L’auto-structuration de la matière, qui l’amène à des états de plus en plus ordonnés et complexes, ne pouvait pas non plus se réaliser par hasard ?
Prenons un exemple : une cellule vivante est composée d’une vingtaine d’acides aminés formant une chaîne compacte. La fonction de ces acides aminés dépend, à son tour, d’environ 2000 enzymes spécifiques. Les biologistes ont calculé que la probabilité pour qu’un millier d’enzymes différentes se rapprochent de manière ordonnée jusqu’à former une cellule vivante (au cour d’une évolution de plusieurs milliards d’années) est de l’ordre de 10 puissance 1000 contre 1.

Donc c’est impossible.
C’est pourquoi Francis Crick, prix Nobel de médecine pour avoir découvert l’ADN, a dit : un honnête homme, armé de tout le savoir à notre portée aujourd’hui se devrait d’affirmer que l’origine de la vie paraît actuellement tenir du miracle, tant il y a de conditions à réunir pour la mettre en œuvre.

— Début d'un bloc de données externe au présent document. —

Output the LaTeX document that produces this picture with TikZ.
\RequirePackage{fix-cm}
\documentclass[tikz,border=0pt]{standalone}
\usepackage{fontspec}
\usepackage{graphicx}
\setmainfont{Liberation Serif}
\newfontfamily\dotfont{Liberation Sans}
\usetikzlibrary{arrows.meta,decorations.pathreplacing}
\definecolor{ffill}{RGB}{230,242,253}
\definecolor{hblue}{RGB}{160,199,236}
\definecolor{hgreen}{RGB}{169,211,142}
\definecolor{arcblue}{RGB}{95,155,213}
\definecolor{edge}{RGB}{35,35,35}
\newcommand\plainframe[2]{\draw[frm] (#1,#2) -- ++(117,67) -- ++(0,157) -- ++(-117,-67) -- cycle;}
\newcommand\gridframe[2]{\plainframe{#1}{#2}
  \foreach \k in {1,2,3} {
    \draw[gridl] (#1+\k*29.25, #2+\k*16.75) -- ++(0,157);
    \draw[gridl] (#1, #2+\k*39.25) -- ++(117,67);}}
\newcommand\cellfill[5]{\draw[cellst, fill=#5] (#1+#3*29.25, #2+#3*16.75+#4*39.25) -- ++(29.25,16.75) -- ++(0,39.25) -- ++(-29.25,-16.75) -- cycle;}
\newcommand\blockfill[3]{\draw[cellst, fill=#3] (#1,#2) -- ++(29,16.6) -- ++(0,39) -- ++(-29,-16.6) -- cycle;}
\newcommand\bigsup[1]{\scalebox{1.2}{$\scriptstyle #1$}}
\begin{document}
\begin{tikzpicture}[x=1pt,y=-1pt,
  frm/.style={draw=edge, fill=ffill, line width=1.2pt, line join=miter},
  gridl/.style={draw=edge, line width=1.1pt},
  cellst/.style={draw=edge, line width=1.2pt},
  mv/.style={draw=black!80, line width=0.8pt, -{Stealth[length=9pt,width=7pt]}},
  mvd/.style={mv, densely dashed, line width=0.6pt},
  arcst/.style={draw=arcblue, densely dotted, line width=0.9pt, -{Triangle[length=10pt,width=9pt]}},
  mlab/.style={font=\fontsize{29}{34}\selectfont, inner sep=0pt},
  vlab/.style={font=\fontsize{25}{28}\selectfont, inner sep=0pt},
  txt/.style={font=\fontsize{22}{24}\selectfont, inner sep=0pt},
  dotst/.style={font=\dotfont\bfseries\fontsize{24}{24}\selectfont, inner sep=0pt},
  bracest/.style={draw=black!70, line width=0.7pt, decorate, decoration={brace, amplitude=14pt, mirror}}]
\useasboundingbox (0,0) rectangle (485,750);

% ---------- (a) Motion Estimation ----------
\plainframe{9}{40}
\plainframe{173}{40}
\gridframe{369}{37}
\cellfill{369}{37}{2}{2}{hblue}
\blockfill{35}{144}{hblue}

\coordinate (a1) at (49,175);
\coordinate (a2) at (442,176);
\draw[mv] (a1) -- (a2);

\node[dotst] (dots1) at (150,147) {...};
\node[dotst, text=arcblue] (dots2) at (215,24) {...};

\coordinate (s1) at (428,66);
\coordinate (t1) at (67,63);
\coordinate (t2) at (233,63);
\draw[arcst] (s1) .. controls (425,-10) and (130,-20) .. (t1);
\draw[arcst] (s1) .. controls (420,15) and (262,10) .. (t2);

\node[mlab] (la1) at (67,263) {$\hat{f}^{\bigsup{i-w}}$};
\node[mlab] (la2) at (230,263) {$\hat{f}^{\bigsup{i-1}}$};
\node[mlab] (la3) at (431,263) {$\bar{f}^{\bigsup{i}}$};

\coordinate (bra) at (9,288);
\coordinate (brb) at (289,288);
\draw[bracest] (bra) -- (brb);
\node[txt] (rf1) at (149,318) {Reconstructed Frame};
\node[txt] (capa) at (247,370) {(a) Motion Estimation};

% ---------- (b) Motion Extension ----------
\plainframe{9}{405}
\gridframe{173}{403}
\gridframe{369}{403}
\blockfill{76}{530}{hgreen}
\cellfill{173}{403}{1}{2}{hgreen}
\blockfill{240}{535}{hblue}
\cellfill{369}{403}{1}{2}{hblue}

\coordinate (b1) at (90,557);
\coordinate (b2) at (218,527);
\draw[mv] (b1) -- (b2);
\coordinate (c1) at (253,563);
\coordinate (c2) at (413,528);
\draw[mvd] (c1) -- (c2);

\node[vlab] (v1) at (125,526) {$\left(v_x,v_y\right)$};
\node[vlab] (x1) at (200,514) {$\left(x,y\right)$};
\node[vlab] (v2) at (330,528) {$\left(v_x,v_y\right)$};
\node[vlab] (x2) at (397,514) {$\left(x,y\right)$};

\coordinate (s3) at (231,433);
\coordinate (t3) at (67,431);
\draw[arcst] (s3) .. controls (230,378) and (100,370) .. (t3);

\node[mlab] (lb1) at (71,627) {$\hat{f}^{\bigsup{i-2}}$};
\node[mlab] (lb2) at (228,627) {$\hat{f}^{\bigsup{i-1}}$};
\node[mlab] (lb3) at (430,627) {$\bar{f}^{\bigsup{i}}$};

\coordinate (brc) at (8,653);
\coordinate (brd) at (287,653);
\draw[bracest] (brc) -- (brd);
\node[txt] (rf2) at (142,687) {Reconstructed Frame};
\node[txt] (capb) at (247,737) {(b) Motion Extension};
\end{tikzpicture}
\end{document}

Les scientifiques ne vont-ils pas plus loin ?
Ils disent, nous ne pouvons pas constater l’existence d’un phénomène d’ordre sous jacent qui conduit inéluctablement à la naissance de la vie.
Si tel et l’état actuel de la recherche, ces réponses ne risquent elles pas d’être démenties un jour par une nouvelle découverte ?
Toute l’évolution de la recherche depuis une centaine d’années va dans le même sens. Certes nous savons que l’univers restera toujours une sorte d’énigme. La physique quantique a montré que lorsqu’on tente d’entrer en contact avec lui dans son intimité, les phénomènes que l’on y rencontre se dérobent à l’observation. Ce fait a été évoqué par le physicien français Bernard d’Espagnat, à travers cette belle formule ;  » Le réel est voilé et il est destiné à rester voilé « .

Mais que peut-on dire de cette réalité ?
La tendance de la recherche est aujourd’hui à la dématérialisation. C’est-à-dire que l’univers est conçu moins comme une machine que comme un vaste réseau d’informations. Autrement dit, les objets qui nous entourent ne sont pas faits de particules matérielles, mais de phénomènes évanescents.

Vous avez déjà évoqué cette immatérialité de la matière, il faut y revenir.
C’est tout le sens de cette approche nouvelle de la réalité, révolutionnaire dans ces conséquences, que nous avons choisies, Jean Guitton et nous-mêmes, de désigner sous le nom de « mataréalisme » plus que d’une conception physique, il s’agit d’une nouvelle approche philosophique. Mais revenons à la description la plus actuelle de la matière. Nous savons désormais que les particules élémentaires n’ont aucune existence au sens strict, qu’elles ne sont que les manifestations provisoires de champs immatériels ; Il n’y a pas de substrat solide, pas de fond rocheux, pourrait-on dire, de la matière. Donc l’univers est immatériel. Comme le pense Jean Guitton, il est quasiment certain que les futures générations de scientifiques affineront cette image d’un Univers immatériel profondément ordonné, et comme résultant d’une intention. D’une intelligence en somme.

Vous allez loin ?
D’une intelligence. Tout ce passe comme si les phénomènes à l’échelon macroscopique et microscopique, notamment à l’échelle quantique, manifestaient la présence d’un ordre qui lui-même renvoie à une forme d’intelligence, qui n’est pas le fruit du hasard. Partout, nous rencontrons l’image d’un ordre. Que ce soit dans l’invisible décrit par la théorie quantique, ou encore dans le visible, en particulier tel qu’il est appréhendé par cette approche toute nouvelle, la théorie du chaos déterministe.